The reader meets several characters touched by the dew breaker—his tenants, neighbors, clients in Brooklyn, and some of his victims. They are the witnesses to the dew breaker’s history. The characters range from young to old, educated to uneducated, born in Haiti to born in New York, happy to unhappy, and communicative to secretive. By emphasizing individual persons and focusing each chapter of the book on a character, Danticat makes the reader understand Haiti's complicated, multifaceted story through the details of ordinary lives. The picture that emerges is one of interconnectedness of past and present and the connection of life in Haiti to the many faces of the immigrant experience in New York.
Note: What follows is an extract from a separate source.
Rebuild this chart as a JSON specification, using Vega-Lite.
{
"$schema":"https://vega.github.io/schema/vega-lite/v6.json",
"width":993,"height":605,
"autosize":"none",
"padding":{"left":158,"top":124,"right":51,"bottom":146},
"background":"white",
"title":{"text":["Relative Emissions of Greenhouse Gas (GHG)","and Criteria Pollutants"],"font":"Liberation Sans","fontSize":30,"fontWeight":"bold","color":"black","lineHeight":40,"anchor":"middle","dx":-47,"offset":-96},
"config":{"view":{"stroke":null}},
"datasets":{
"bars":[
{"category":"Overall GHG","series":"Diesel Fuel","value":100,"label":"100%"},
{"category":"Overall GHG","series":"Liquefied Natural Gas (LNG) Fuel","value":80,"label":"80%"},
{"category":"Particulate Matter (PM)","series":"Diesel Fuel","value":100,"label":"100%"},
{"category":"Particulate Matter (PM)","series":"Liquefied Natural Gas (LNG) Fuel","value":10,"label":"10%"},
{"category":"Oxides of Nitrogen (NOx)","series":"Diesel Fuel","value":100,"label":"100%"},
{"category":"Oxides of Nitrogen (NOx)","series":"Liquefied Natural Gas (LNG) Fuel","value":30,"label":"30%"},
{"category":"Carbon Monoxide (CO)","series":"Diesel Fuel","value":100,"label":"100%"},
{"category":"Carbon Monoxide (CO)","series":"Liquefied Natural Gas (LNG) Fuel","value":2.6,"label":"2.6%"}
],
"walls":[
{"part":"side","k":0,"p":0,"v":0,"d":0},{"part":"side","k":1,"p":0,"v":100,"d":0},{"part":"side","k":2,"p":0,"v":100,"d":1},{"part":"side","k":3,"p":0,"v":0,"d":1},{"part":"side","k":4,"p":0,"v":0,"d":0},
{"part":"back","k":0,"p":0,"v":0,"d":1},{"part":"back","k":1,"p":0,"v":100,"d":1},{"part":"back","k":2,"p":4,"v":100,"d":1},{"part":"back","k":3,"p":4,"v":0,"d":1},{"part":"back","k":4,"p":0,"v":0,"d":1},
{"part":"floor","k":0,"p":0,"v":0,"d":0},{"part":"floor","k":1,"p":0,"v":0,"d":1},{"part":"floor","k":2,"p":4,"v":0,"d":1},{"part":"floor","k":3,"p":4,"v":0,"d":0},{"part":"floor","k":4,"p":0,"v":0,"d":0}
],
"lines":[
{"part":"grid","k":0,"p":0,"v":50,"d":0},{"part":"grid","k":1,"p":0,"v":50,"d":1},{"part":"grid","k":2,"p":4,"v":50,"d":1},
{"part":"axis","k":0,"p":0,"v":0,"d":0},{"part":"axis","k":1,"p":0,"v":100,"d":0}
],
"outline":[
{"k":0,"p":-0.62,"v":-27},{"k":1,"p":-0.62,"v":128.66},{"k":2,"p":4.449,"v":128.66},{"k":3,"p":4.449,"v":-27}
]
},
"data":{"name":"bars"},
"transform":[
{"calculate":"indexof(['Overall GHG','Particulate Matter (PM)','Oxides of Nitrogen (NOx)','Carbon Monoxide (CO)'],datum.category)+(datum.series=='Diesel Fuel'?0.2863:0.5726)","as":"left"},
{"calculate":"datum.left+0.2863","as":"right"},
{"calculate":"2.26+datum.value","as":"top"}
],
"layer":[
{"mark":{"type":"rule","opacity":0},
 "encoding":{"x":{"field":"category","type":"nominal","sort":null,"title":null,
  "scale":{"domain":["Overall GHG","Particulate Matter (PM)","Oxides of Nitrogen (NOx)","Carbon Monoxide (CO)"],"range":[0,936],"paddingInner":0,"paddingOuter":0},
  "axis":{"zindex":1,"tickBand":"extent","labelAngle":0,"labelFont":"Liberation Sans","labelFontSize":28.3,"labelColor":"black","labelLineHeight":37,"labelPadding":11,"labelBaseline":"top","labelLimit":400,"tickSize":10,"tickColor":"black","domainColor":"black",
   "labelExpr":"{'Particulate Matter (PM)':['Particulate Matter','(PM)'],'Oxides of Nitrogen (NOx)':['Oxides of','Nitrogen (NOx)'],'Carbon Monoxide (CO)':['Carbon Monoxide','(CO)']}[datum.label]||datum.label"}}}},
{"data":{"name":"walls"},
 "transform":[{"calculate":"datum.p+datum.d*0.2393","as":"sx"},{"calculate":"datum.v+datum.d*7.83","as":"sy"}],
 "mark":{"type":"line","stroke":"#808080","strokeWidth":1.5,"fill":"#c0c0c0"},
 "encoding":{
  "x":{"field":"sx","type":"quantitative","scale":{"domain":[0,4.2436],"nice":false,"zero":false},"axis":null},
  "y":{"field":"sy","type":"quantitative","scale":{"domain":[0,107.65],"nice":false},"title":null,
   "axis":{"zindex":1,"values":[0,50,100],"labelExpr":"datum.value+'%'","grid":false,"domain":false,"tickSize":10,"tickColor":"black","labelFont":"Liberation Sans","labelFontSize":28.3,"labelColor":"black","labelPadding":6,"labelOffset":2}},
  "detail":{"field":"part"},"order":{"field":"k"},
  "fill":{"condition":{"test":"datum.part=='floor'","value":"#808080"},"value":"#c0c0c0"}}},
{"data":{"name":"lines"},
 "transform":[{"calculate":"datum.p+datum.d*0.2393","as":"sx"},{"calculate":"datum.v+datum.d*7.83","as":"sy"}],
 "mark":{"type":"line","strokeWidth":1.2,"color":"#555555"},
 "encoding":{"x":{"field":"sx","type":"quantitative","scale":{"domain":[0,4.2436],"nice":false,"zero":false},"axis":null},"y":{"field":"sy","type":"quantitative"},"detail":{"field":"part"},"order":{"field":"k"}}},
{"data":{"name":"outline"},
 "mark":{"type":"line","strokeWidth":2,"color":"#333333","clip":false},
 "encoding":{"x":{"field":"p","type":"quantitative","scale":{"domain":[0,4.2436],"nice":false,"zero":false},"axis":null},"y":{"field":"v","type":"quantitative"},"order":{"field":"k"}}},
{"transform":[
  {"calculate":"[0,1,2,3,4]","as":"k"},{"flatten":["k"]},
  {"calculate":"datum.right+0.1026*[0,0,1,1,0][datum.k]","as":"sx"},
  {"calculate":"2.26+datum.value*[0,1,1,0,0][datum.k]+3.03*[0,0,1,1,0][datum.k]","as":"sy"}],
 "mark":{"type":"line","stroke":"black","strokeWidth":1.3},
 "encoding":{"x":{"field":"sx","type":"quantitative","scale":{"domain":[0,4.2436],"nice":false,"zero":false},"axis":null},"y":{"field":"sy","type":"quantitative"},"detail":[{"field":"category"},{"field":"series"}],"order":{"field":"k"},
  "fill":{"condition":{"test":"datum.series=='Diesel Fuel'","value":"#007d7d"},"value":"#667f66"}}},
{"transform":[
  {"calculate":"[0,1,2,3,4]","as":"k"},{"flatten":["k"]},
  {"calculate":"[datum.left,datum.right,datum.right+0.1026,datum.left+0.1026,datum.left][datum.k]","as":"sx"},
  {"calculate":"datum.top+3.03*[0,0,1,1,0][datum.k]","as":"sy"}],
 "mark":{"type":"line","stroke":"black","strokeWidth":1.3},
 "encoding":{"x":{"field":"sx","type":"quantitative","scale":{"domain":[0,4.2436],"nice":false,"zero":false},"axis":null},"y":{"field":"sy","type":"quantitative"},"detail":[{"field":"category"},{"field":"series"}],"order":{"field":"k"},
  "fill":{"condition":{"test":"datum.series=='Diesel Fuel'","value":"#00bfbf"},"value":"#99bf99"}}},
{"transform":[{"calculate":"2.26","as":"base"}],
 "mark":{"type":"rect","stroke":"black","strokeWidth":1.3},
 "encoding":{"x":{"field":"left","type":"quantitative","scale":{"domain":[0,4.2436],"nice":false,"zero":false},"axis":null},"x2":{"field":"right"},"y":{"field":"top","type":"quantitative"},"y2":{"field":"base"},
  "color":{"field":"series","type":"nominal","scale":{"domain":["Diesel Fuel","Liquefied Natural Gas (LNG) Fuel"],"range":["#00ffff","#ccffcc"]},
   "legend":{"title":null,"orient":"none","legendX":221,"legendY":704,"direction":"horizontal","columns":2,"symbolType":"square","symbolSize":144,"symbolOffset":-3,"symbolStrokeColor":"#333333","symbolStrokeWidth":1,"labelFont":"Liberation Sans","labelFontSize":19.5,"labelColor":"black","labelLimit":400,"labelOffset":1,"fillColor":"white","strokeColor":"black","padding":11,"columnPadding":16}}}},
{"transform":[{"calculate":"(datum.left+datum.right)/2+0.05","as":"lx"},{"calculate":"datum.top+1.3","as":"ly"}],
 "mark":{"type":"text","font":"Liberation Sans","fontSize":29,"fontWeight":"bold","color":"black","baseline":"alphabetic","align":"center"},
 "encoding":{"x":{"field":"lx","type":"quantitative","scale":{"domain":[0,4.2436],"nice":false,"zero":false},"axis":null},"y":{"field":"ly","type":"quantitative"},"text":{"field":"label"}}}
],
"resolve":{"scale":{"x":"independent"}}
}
The final story of the novel is the most compelling. The tale focuses on the never-named dew breaker’s last act as a Tonton Macoute, his desire to break free of his violent life, and his meeting with the woman who will become his wife (and who will redeem him, as much as redemption is possible). The story is complex, as the dew breaker’s actions are neither condoned nor condemned but presented as another aspect of the reality of Haiti’s history.

The Dew Breaker showcases Danticat’s skills as a writer and storyteller, her graphic yet understated realism, and her grasp of the madness of life in Haiti. The language is spare and beautiful, in contrast to the ugliness of the story, and the fragmented, nonlinear structure of the novel emphasizes the secrecy and mystery of the dew breaker’s life. 

Bibliography

Bennett, Ian A. B., editor. Four Writers: Women Writing the Caribbean. Sargasso, 2005.
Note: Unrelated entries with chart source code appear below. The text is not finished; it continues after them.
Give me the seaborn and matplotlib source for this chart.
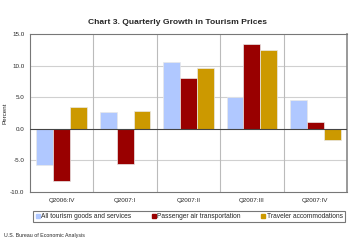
import pandas as pd
import seaborn as sns
import matplotlib.pyplot as plt
from matplotlib.lines import Line2D

quarters = ["Q2006:IV", "Q2007:I", "Q2007:II", "Q2007:III", "Q2007:IV"]
all_tourism = [-5.8, 2.6, 10.5, 5.0, 4.5]
air_transport = [-8.3, -5.6, 8.1, 13.4, 1.1]
accommodations = [3.5, 2.8, 9.6, 12.5, -1.8]

series = ["All tourism goods and services", "Passenger air transportation",
          "Traveler accommodations"]
colors = ["#B0C8FF", "#990000", "#CC9900"]

rows = []
for name, vals in zip(series, [all_tourism, air_transport, accommodations]):
    for q, v in zip(quarters, vals):
        rows.append({"Quarter": q, "Series": name, "Value": v})
df = pd.DataFrame(rows)

sns.set_style("white")
plt.rcParams["font.family"] = ["Liberation Sans", "DejaVu Sans"]

fig = plt.figure(figsize=(3.55, 2.42), dpi=100)
ax = fig.add_axes([30 / 355, 50 / 242, 317 / 355, 158 / 242])

sns.barplot(data=df, x="Quarter", y="Value", hue="Series", order=quarters,
            hue_order=series, palette=colors, width=0.8, saturation=1,
            edgecolor="#e8e8e8", linewidth=0.5, legend=False, ax=ax, zorder=3)

ax.set_ylim(-10, 15)
ax.set_yticks([-10, -5, 0, 5, 10, 15])
ax.set_yticklabels([f"{t:.1f}" for t in ax.get_yticks()])
ax.set_xlim(-0.5, 4.5)
ax.set_xlabel("")
ax.set_ylabel("Percent", fontsize=4.5, labelpad=2)
ax.tick_params(axis="both", labelsize=4.5, length=2, width=0.5, pad=2,
               color="#666666")
ax.tick_params(axis="x", length=0, pad=4)

# gridlines and category separators
for y in [-5, 5, 10]:
    ax.axhline(y, color="#d0d0d0", lw=0.8, zorder=1)
for x in [0.5, 1.5, 2.5, 3.5]:
    ax.axvline(x, color="#bbbbbb", lw=0.8, zorder=1)
ax.axhline(0, color="#444444", lw=0.8, zorder=4)

for side in ["left", "bottom", "top"]:
    ax.spines[side].set_color("#777777")
    ax.spines[side].set_linewidth(0.8)
ax.spines["right"].set_color("#888888")
ax.spines["right"].set_linewidth(1.2)

fig.suptitle("Chart 3. Quarterly Growth in Tourism Prices", y=1 - 19 / 242,
             fontsize=6.1, fontweight="bold")

handles = [Line2D([], [], marker="s", linestyle="", markersize=2.5,
                  markerfacecolor=c, markeredgecolor=c) for c in colors]
leg = fig.legend(handles, series, loc="center", ncol=3, fontsize=4.8,
                 bbox_to_anchor=(30 / 355, 1 - 223 / 242, 318 / 355, 13 / 242),
                 mode="expand", frameon=True, fancybox=False, borderpad=0.3,
                 handletextpad=0.1, handlelength=0.8, columnspacing=1.0)
leg.get_frame().set_edgecolor("#555555")
leg.get_frame().set_linewidth(0.8)

fig.text(4 / 355, 1 - 236 / 242, "U.S. Bureau of Economic Analysis",
         fontsize=3.8, va="center")

fig.savefig("out.png", dpi=100)
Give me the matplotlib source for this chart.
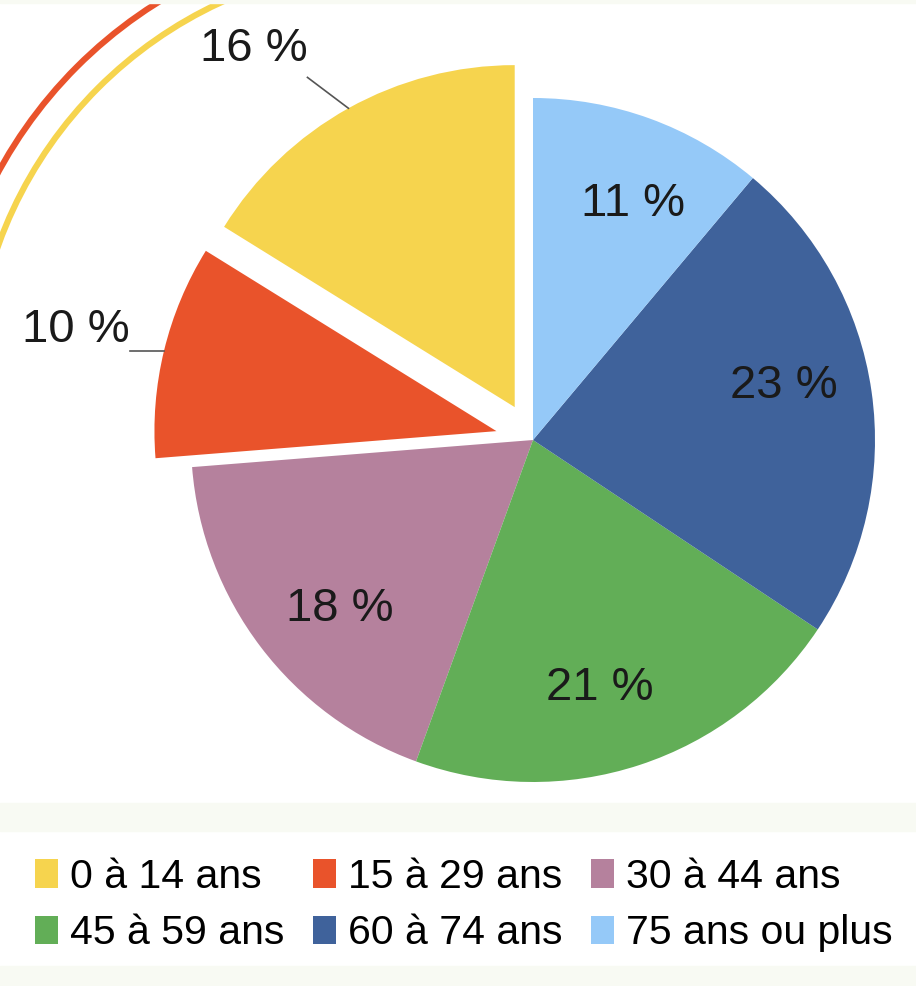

Clitandre, Nadège T. Edwidge Danticat: The Haitian Diasporic Imaginary. University of Virginia Press, 2018.

Clitandre, Nadège T., and Thadious M. Davis. Narrating History, Home, and Dyaspora: Critical Essays on Edwidge Danticat. U Press of Mississippi, 2022.

Danticat, Edwidge. “An Interview with Edwidge Danticat.” Interview by Bonnie Lyons. Contemporary Literature , vol. 44, no. 2, 2003, pp. 181-98.

"Edwidge Danticat." Columbia University, 2024, afamstudies.columbia.edu/content/edwidge-danticat. Accessed 20 July 2024.

Gleibermann, Erik. "The Story Will Be There When You Need It: A Conversation with Edwidge Danticat." World Literature Today, vol. 93, no. 1, 2019, pp. 68-74. doi.org/10.7588/worllitetoda.93.1.0068.

López-Ropero, Lourdes. “Empathizing with the Rights of Others: Reading Jamaica Kincaid’s My Brother and Edwidge Danticat’s Brother, I’m Dying as Humanitarian Narratives.” Concentric: Literacy & Cultural Studies, vol. 42, no. 2, 2016, pp. 85–104. Literary Reference Center Plus, search.ebscohost.com/login.aspx?direct=true&db=lkh&AN=119233380&site=lrc-plus. Accessed 30 Mar. 2018.

Montgomery, Maxine Lavon. Conversations with Edwidge Danticat. U Press of Mississippi, 2017.

Munro, Martin. Exile and Post-1946 Haitian Literature: Alexis, Depestre, Ollivier, Laferrière, Danticat. Liverpool University Press, 2007.